The data sets and the source code of our paper ‘A Biclustering-based Classification Framework for Microarray Analysis’ can be downloaded from GitHub:
In recent years, microarrays have been shown to be an effective method for studying various biological processes, e.g., to improve our understanding
of diseases such as cancer. In a typical situation, microarrays can be seen as large matrices in which rows and columns represent expression
values of thousands of genes and tens of conditions such as samples from various patients. Several statistical
techniques have been proposed in the literature to analyze the gene expression matrices. Towards that end, biclustering has been demonstrated to
be one of the most effective methods for discovering gene expression patterns under various conditions.

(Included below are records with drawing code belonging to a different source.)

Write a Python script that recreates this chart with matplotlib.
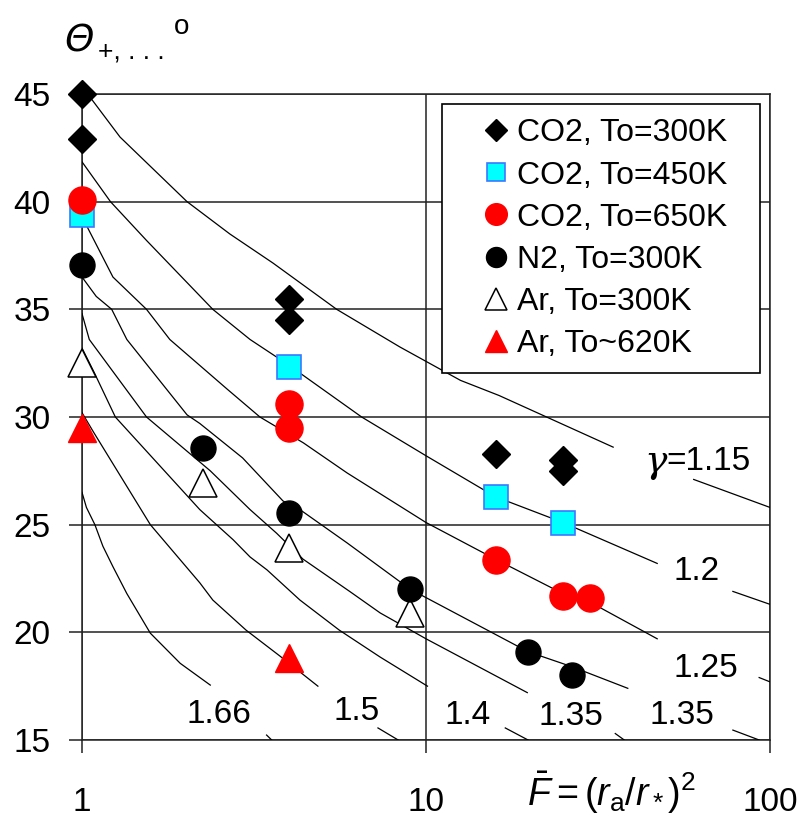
import numpy as np
import matplotlib
matplotlib.use("Agg")
import matplotlib.pyplot as plt

plt.rcParams['font.family'] = ['Liberation Sans', 'DejaVu Sans']
plt.rcParams['mathtext.fontset'] = 'custom'
plt.rcParams['mathtext.rm'] = 'Liberation Sans'
plt.rcParams['mathtext.it'] = 'Liberation Sans:italic'
plt.rcParams['mathtext.bf'] = 'Liberation Sans:bold'

# measured points: F = (ra/r*)^2, theta in degrees
co2_300_F = [1, 1, 4, 4, 16, 25, 25]
co2_300_th = [45.0, 42.9, 35.5, 34.5, 28.3, 28.0, 27.5]
co2_450_F = [1, 4, 16, 25]
co2_450_th = [39.4, 32.3, 26.3, 25.1]
co2_650_F = [1, 4, 4, 16, 25, 30]
co2_650_th = [40.1, 30.6, 29.5, 23.35, 21.7, 21.6]
n2_300_F = [1, 2.25, 4, 9, 19.8, 26.6]
n2_300_th = [37.05, 28.55, 25.55, 22.0, 19.1, 18.0]
ar_300_F = [1, 2.25, 4, 9]
ar_300_th = [32.5, 26.95, 23.9, 20.9]
ar_620_F = [1, 4]
ar_620_th = [29.5, 18.8]

# calculated curves, one per gamma: part before the label and part after it
gamma_labels = ['=1.15', '1.2', '1.25', '1.35', '1.35', '1.4', '1.5', '1.66']
curve_F = [
    [1.05, 1.29, 2.02, 2.69, 3.59, 5.5, 8.4, 12.6, 16.3, 35],
    [1.0, 1.21, 1.54, 2.4, 3.08, 4.0, 6.5, 10, 15.9, 25, 47],
    [1.03, 1.23, 1.54, 1.8, 2.64, 3.29, 4.4, 5.9, 10, 15.9, 25, 30, 47],
    [1.0, 1.1, 1.22, 1.35, 2.02, 2.2, 2.93, 3.84, 4.3, 5.9, 9.0, 19.8, 26.6, 38.6],
    [1.0, 1.05, 1.54, 2.36, 3.08, 3.68, 4.39, 6.0, 7.36, 10, 19.7],
    [1.0, 1.09, 1.25, 2.2, 2.75, 3.08, 3.45, 4.3, 5.6, 7.36, 10.1],
    [1.0, 1.08, 1.58, 2.2, 2.4, 3.0, 3.76, 4.85],
    [1.0, 1.03, 1.09, 1.15, 1.23, 1.35, 1.58, 1.93, 2.36],
]
curve_th = [
    [44.9, 43.0, 40.0, 38.5, 37.15, 35.0, 33.25, 31.7, 31.0, 28.6],
    [41.85, 40.0, 38.2, 35.0, 33.6, 32.4, 30.0, 28.2, 26.3, 25.1, 23.2],
    [38.9, 36.5, 35.0, 33.6, 31.3, 30.0, 28.8, 27.4, 25.1, 23.4, 21.8, 21.4, 19.7],
    [36.5, 35.6, 35.0, 33.6, 30.1, 29.7, 28.1, 26.1, 25.7, 24.15, 22.0, 19.1, 18.4, 17.4],
    [34.8, 33.6, 30.0, 27.5, 25.7, 24.6, 23.4, 21.9, 20.9, 19.7, 17.2],
    [33.2, 32.0, 30.0, 25.7, 24.3, 23.5, 22.9, 21.5, 20.1, 18.85, 17.5],
    [30.2, 29.3, 25.0, 22.3, 21.5, 20.1, 18.9, 17.5],
    [26.5, 25.8, 25.0, 24.0, 23.05, 21.8, 19.96, 18.56, 17.55],
]
tail_F = [[60, 100], [78, 100], [93, 100], [78, 93], [35.5, 37.7], [17, 19.8], [7.25, 8.3], [3.44, 3.56]]
tail_th = [[27.1, 25.8], [21.9, 21.3], [17.9, 17.7], [15.46, 15.0], [15.3, 15.0], [15.56, 15.0], [15.56, 15.0], [15.23, 15.0]]
label_F = [50.1, 61.3, 65.2, 55.5, 26.4, 13.2, 6.3, 2.5]
label_th = [28.1, 23.0, 18.5, 16.3, 16.25, 16.3, 16.5, 16.35]

fig = plt.figure(figsize=(8.01, 8.23), dpi=100)
ax = fig.add_axes([82 / 801, 1 - 740 / 823, 688 / 801, 646 / 823])

ax.set_xscale('log')
ax.set_xlim(1, 100)
ax.set_ylim(15, 45)
ax.set_xticks([1, 10, 100])
ax.set_xticklabels(['1', '10', '100'])
ax.xaxis.set_minor_locator(matplotlib.ticker.NullLocator())
ax.set_yticks([15, 20, 25, 30, 35, 40, 45])
ax.tick_params(axis='both', direction='out', length=9.5, width=1.1, color='#222222',
               labelsize=24)
ax.tick_params(axis='x', pad=24)
ax.tick_params(axis='y', pad=13)
ax.grid(True, color='#222222', linewidth=1.1)
for sp in ax.spines.values():
    sp.set_color('#222222')
    sp.set_linewidth(1.1)

for i in range(len(curve_F)):
    ax.plot(curve_F[i], curve_th[i], color='black', linewidth=0.9, zorder=3)
    ax.plot(tail_F[i], tail_th[i], color='black', linewidth=0.9, zorder=3)
    ha = 'left' if i == 0 else 'center'
    ax.text(label_F[i], label_th[i], gamma_labels[i], fontsize=24,
            ha=ha, va='center_baseline', zorder=3)
# gamma sign in front of the first label
ax.text(label_F[0], label_th[0], 'γ', fontsize=27, family='DejaVu Serif', style='italic',
        ha='right', va='center_baseline', zorder=3)

ax.plot(co2_300_F, co2_300_th, 'D', ms=14.3, color='black', label='CO2, To=300K', zorder=5, clip_on=False)
ax.plot(co2_450_F, co2_450_th, 's', ms=17, mfc='#00FFFF', mec='#3C78FF', mew=1.2,
        label='CO2, To=450K', zorder=5, clip_on=False)
ax.plot(co2_650_F, co2_650_th, 'o', ms=19.5, color='#FF0000', label='CO2, To=650K', zorder=5, clip_on=False)
ax.plot(n2_300_F, n2_300_th, 'o', ms=18, color='black', label='N2, To=300K', zorder=5, clip_on=False)
ax.plot(ar_300_F, ar_300_th, '^', ms=20, mfc='white', mec='black', mew=1.1,
        label='Ar, To=300K', zorder=4, clip_on=False)
ax.plot(ar_620_F, ar_620_th, '^', ms=20, color='#FF0000', label='Ar, To~620K', zorder=5, clip_on=False)

leg = ax.legend(loc='upper left', bbox_to_anchor=(0.5233, 0.5789, 0.4622, 0.4056),
                mode='expand', borderaxespad=0, fontsize=23, markerscale=0.8,
                handlelength=2.5, handletextpad=-0.6, borderpad=0.45, labelspacing=0.38,
                fancybox=False, framealpha=1, numpoints=1)
leg.get_frame().set_edgecolor('black')
leg.get_frame().set_linewidth(1.2)
leg.set_zorder(10)

# axis titles
fig.text(64 / 801, 1 - 52 / 823, 'Θ', fontsize=27, family='DejaVu Sans', style='italic',
         va='baseline')
fig.text(98 / 801, 1 - 58 / 823, '+, . . .', fontsize=19, va='baseline')
fig.text(174 / 801, 1 - 34 / 823, 'o', fontsize=20, va='baseline')
fig.text(612 / 801, 1 - 806 / 823, r'$\bar{F}=(r_{\rm a}/r_*)^2$', fontsize=27,
         ha='center', va='baseline')

fig.savefig('out.png', dpi=100)
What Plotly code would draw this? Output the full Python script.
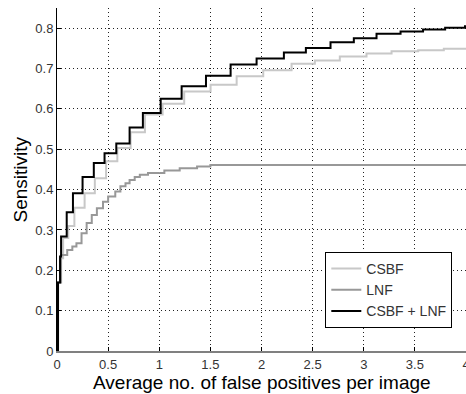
import plotly.graph_objects as go

# CSBF + LNF (black)
comb_x = [0, 0.01, 0.03, 0.04, 0.095, 0.156, 0.25, 0.36, 0.465, 0.58, 0.71, 0.84, 1.014, 1.219, 1.457, 1.698, 1.952, 2.219, 2.434, 2.675, 2.903, 3.125, 3.36, 3.58, 3.796, 3.99, 4.0]
comb_y = [0, 0.17, 0.234, 0.284, 0.344, 0.391, 0.431, 0.466, 0.49, 0.514, 0.554, 0.59, 0.625, 0.656, 0.682, 0.71, 0.725, 0.74, 0.751, 0.765, 0.775, 0.786, 0.792, 0.797, 0.801, 0.805, 0.805]

# CSBF (light gray)
csbf_x = [0, 0.01, 0.03, 0.06, 0.11, 0.17, 0.27, 0.37, 0.48, 0.59, 0.72, 0.86, 1.033, 1.244, 1.502, 1.757, 2.017, 2.294, 2.522, 2.766, 3.027, 3.272, 3.532, 3.783, 4.0]
csbf_y = [0, 0.17, 0.23, 0.28, 0.31, 0.355, 0.391, 0.428, 0.47, 0.503, 0.542, 0.586, 0.613, 0.643, 0.66, 0.681, 0.696, 0.712, 0.72, 0.73, 0.737, 0.743, 0.745, 0.749, 0.749]

# LNF (mid gray)
lnf_x = [0, 0.01, 0.04, 0.1, 0.15, 0.19, 0.24, 0.29, 0.34, 0.39, 0.45, 0.5, 0.57, 0.62, 0.67, 0.71, 0.76, 0.81, 0.89, 1.05, 1.2, 1.37, 1.5, 4.0]
lnf_y = [0, 0.17, 0.238, 0.25, 0.259, 0.267, 0.292, 0.317, 0.337, 0.354, 0.37, 0.383, 0.395, 0.408, 0.416, 0.424, 0.431, 0.437, 0.441, 0.447, 0.453, 0.457, 0.461, 0.461]

x_ticks = [0, 0.5, 1, 1.5, 2, 2.5, 3, 3.5, 4]
x_tick_labels = ["0", "0.5", "1", "1.5", "2", "2.5", "3", "3.5", "4"]
y_ticks = [0, 0.1, 0.2, 0.3, 0.4, 0.5, 0.6, 0.7, 0.8]
y_tick_labels = ["0", "0.1", "0.2", "0.3", "0.4", "0.5", "0.6", "0.7", "0.8"]

fig = go.Figure()
fig.add_trace(go.Scatter(x=csbf_x, y=csbf_y, mode="lines", name="CSBF",
                         line=dict(color="#c8c8c8", width=2, shape="hv")))
fig.add_trace(go.Scatter(x=lnf_x, y=lnf_y, mode="lines", name="LNF",
                         line=dict(color="#989898", width=2, shape="hv")))
fig.add_trace(go.Scatter(x=comb_x, y=comb_y, mode="lines", name="CSBF + LNF",
                         line=dict(color="#000000", width=2, shape="hv")))

font_family = "Liberation Sans, Arial, sans-serif"
fig.update_layout(
    width=466, height=394,
    margin=dict(l=57, r=0, t=8, b=43, autoexpand=False),
    paper_bgcolor="white", plot_bgcolor="white",
    font=dict(family=font_family, size=13, color="#333333"),
    showlegend=True,
    legend=dict(x=0.656, y=0.178, xanchor="left", yanchor="middle",
                bgcolor="white", bordercolor="#000000", borderwidth=1,
                font=dict(size=14, color="#333333"),
                tracegroupgap=0, itemwidth=30),
    xaxis=dict(range=[0, 4], tickvals=x_ticks, ticktext=x_tick_labels,
               showgrid=True, gridcolor="#222222", griddash="1px,3px", gridwidth=1,
               zeroline=False, showline=True, linecolor="#808080", linewidth=2,
               ticks="inside", ticklen=4, tickcolor="#000000",
               automargin=False, ticklabeloverflow="allow"),
    yaxis=dict(range=[0, 0.85], tickvals=y_ticks, ticktext=y_tick_labels,
               showgrid=True, gridcolor="#222222", griddash="1px,3px", gridwidth=1,
               zeroline=False, showline=True, linecolor="#000000", linewidth=1,
               ticks="inside", ticklen=4, tickcolor="#000000",
               automargin=False, ticklabeloverflow="allow"),
    annotations=[
        dict(text="Average no. of false positives per image", xref="paper", yref="paper",
             x=0.5, y=0, yshift=-31, xanchor="center", yanchor="middle", showarrow=False,
             font=dict(size=19, color="#000000")),
        dict(text="Sensitivity", xref="paper", yref="paper", textangle=-90,
             x=0, xshift=-37, y=0.5, xanchor="center", yanchor="middle", showarrow=False,
             font=dict(size=19, color="#000000")),
    ],
)

fig.write_html("out.html", config={"displayModeBar": False},
               post_script="document.body.style.margin='0';document.body.style.overflow='hidden';")
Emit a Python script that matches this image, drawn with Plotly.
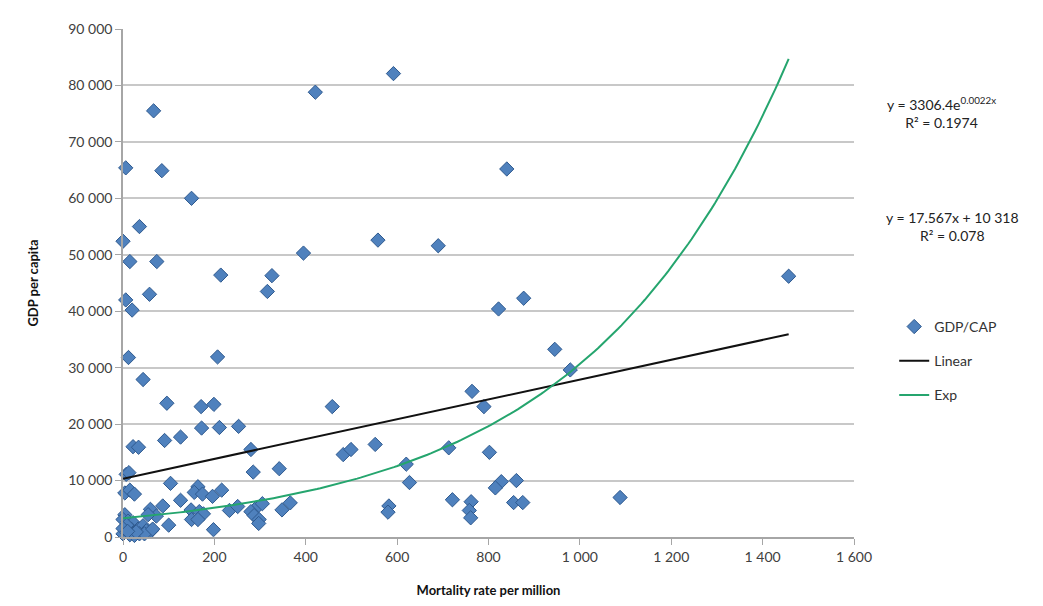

In this paper, we present a framework to take advantage of the homogeneously expressed genes in biclusters to construct a classifier for sample class membership prediction. Our extensive experiments on 8 real cancer microarray datasets (4 diagnostic and 4 prognostic) show that our proposed classifier performed superior in both cancer diagnosis and prognosis, the latter of which was regarded quite difficult previously. Additionally, our results demonstrate that sample classification accuracy can serve as a good subjective quality measure for different types of biclusters, and hence as a tool to extrinsically evaluate the performance of various biclustering algorithms that produce those biclusters.